Senators fully acknowledged that the outcome of the hearing might be basically what happened in October of 1991, a 'he-said/she-said' public deadlock between Justice Thomas and Anita Hill - which temporarily sidetracked the Thomas nomination, but generated huge interest in the Senate proceedings, and galvanized a number of women to run for Congress in 1992.

"We saw the way Senators completely mishandled the questioning of Anita Hill," said Sen. Patty Murray (D-WA), who was elected in 1992, which some dubbed, "The Year of the Woman" in Congress.

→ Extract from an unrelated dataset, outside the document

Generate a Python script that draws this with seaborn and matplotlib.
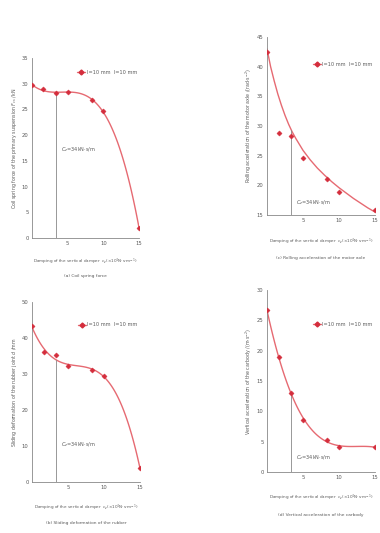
import numpy as np
import pandas as pd
import matplotlib
matplotlib.use("Agg")
import matplotlib.pyplot as plt
import seaborn as sns
from matplotlib.lines import Line2D

# ---- data ----
damping = [0.0, 1.6, 3.4, 5.0, 8.4, 10.0, 15.0]
coil_force = [29.7, 28.9, 28.2, 28.4, 26.8, 24.6, 2.0]
sliding_def = [43.3, 36.2, 35.2, 32.1, 31.1, 29.4, 3.8]
rolling_acc = [42.5, 28.8, 28.3, 24.6, 21.0, 18.8, 15.8]
vertical_acc = [26.7, 18.9, 13.1, 8.6, 5.3, 4.1, 4.1]

# fitted curve of panel (c)
rolling_fit_x = [0, 0.5, 1, 1.5, 2, 2.5, 3, 3.5, 4, 5, 6, 7, 8, 9, 10, 11, 12, 13, 14, 15]
rolling_fit_y = [43.0, 40.0, 37.6, 35.4, 33.5, 31.8, 30.3, 29.0, 27.9, 25.9, 24.3, 22.9,
                 21.7, 20.6, 19.6, 18.7, 17.8, 17.0, 16.2, 15.5]

cz_value = 3.4
x_ticks = [5, 10, 15]

legend_text = "l=10 mm  l=10 mm"
cz_text = "$C_z$=34kN·s/m"
xlabel_text = "Damping of the vertical damper  $c_z$(×10$^4$N·s·m$^{-1}$)"

sns.set_theme(style="white")
plt.rcParams["font.family"] = ["DejaVu Sans"]

W, H = 380, 533
fig = plt.figure(figsize=(W / 100, H / 100), dpi=100)

LINE = "#e66a72"
MARK = "#d42d3c"
TXT = "#5a5a5a"

panels = [
    dict(v=coil_force, ylim=(0, 35), ystep=5,
         ylabel="Coil spring force of the primary suspension $F_{cs}$ /kN",
         cap="(a) Coil spring force",
         fit=None, box=(32, 139, 58, 238), xl=262, cy=276, leg=(0.40, 0.95), czy=150),
    dict(v=rolling_acc, ylim=(15, 45), ystep=5,
         ylabel="Rolling acceleration of the motor axle /(rad·s$^{-2}$)",
         cap="(c) Rolling acceleration of the motor axle",
         fit=(rolling_fit_x, rolling_fit_y), box=(267, 375, 37, 215), xl=242, cy=258,
         leg=(0.40, 0.875), czy=203),
    dict(v=sliding_def, ylim=(0, 50), ystep=10,
         ylabel="Sliding deformation of the rubber joint $d$ /mm",
         cap="(b) Sliding deformation of the rubber",
         fit=None, box=(32, 140, 302, 482), xl=508, cy=523, leg=(0.40, 0.90), czy=445),
    dict(v=vertical_acc, ylim=(0, 30), ystep=5,
         ylabel="Vertical acceleration of the carbody /(m·s$^{-2}$)",
         cap="(d) Vertical acceleration of the carbody",
         fit=None, box=(267, 375, 290, 472), xl=498, cy=515, leg=(0.40, 0.84), czy=458),
]

for p in panels:
    l, r, t, b = p["box"]
    ax = fig.add_axes([l / W, 1 - b / H, (r - l) / W, (b - t) / H])
    df = pd.DataFrame({"c": damping, "y": p["v"]})
    if p["fit"] is None:
        sns.regplot(data=df, x="c", y="y", order=3, ci=None, scatter=False,
                    ax=ax, line_kws=dict(color=LINE, lw=1.0))
        coef = np.polyfit(damping, p["v"], 3)
        ytop = np.polyval(coef, cz_value)
    else:
        fx, fy = p["fit"]
        sns.lineplot(x=fx, y=fy, ax=ax, color=LINE, lw=1.0)
        ytop = float(np.interp(cz_value, fx, fy))
    sns.scatterplot(data=df, x="c", y="y", ax=ax, marker="D", s=7, color=MARK,
                    edgecolor=MARK, linewidth=0.3, zorder=5)
    ax.plot([cz_value, cz_value], [p["ylim"][0], ytop], color="#888888", lw=0.6)
    ax.text(cz_value + 0.6, p["ylim"][0] + (p["ylim"][1] - p["ylim"][0]) * (b - p["czy"]) / (b - t),
            cz_text, fontsize=3.6, color=TXT, va="center", ha="left")
    ax.set_xlim(0, 15)
    ax.set_ylim(*p["ylim"])
    ax.set_xticks(x_ticks)
    ax.set_yticks(np.arange(p["ylim"][0], p["ylim"][1] + 0.1, p["ystep"]))
    ax.tick_params(axis="both", labelsize=3.8, colors=TXT, length=1.5, width=0.4, pad=1)
    ax.set_xlabel("")
    ax.set_ylabel(p["ylabel"], fontsize=3.4, color=TXT)
    ax.yaxis.set_label_coords(-0.12, 0.5)
    for s in ["top", "right"]:
        ax.spines[s].set_visible(False)
    for s in ["left", "bottom"]:
        ax.spines[s].set_color("#888888")
        ax.spines[s].set_linewidth(0.6)
    ax.patch.set_alpha(0)
    handle = Line2D([], [], color=LINE, lw=1.0, marker="D", markersize=2.5,
                    markerfacecolor=MARK, markeredgecolor=MARK)
    ax.legend([handle], [legend_text], loc="upper left", bbox_to_anchor=p["leg"],
              frameon=False, fontsize=3.6, handlelength=1.6, handletextpad=0.3,
              borderpad=0, labelcolor=TXT)
    cx = (l + r) / 2 / W
    fig.text(cx, 1 - p["xl"] / H, xlabel_text, fontsize=3.0, color=TXT,
             ha="center", va="center")
    fig.text(cx, 1 - p["cy"] / H, p["cap"], fontsize=3.2, color=TXT,
             ha="center", va="center")

fig.savefig("out.png", dpi=100, facecolor="white")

"First of all, I would like the FBI to conduct a proper vetting," said Sen. Mazie Hirono (D-HI), as Hirono and other Democrats said a week wasn't long enough to investigate the allegations made by Ford against Kavanaugh.

"We're talking about an arbitrary and irrational deadline," said Sen. Richard Blumenthal (D-CT).

Even before the hearing was set for next week, President Trump publicly expressed his strong support for Kavanaugh, while not directly going after Ford.

"Judge Kavanaugh is one of the finest people I have ever known," the President said of his Supreme Court pick, as he chided Democrats for pushing ahead with the allegations just days before the Senate Judiciary Committee was to have voted on his nomination.

When one reporter asked the President if Judge Kavanaugh was going to withdraw, Mr. Trump gave it the back of his hand, saying Kavanaugh is still 'on track' to be on the Supreme Court.

"Next question. What a ridiculous question," the President said dismissively.

In a statement issued Monday by the White House, the Judge continued to dispute Ford's charges, as he labeled it a 'completely false allegation.'

"I have never done anything like what the accuser describes—to her or to anyone," Kavanaugh said.

"The one thing I won't do is boil his life down to a high school event," said Sen. Lindsey Graham (R-SC), who told reporters he would listen to both Ford and Kavanaugh next Monday.

"If it happened, it's a terrible thing," Graham said of the charge against Kavanaugh.

"But there's a process here that's a bit suspicious."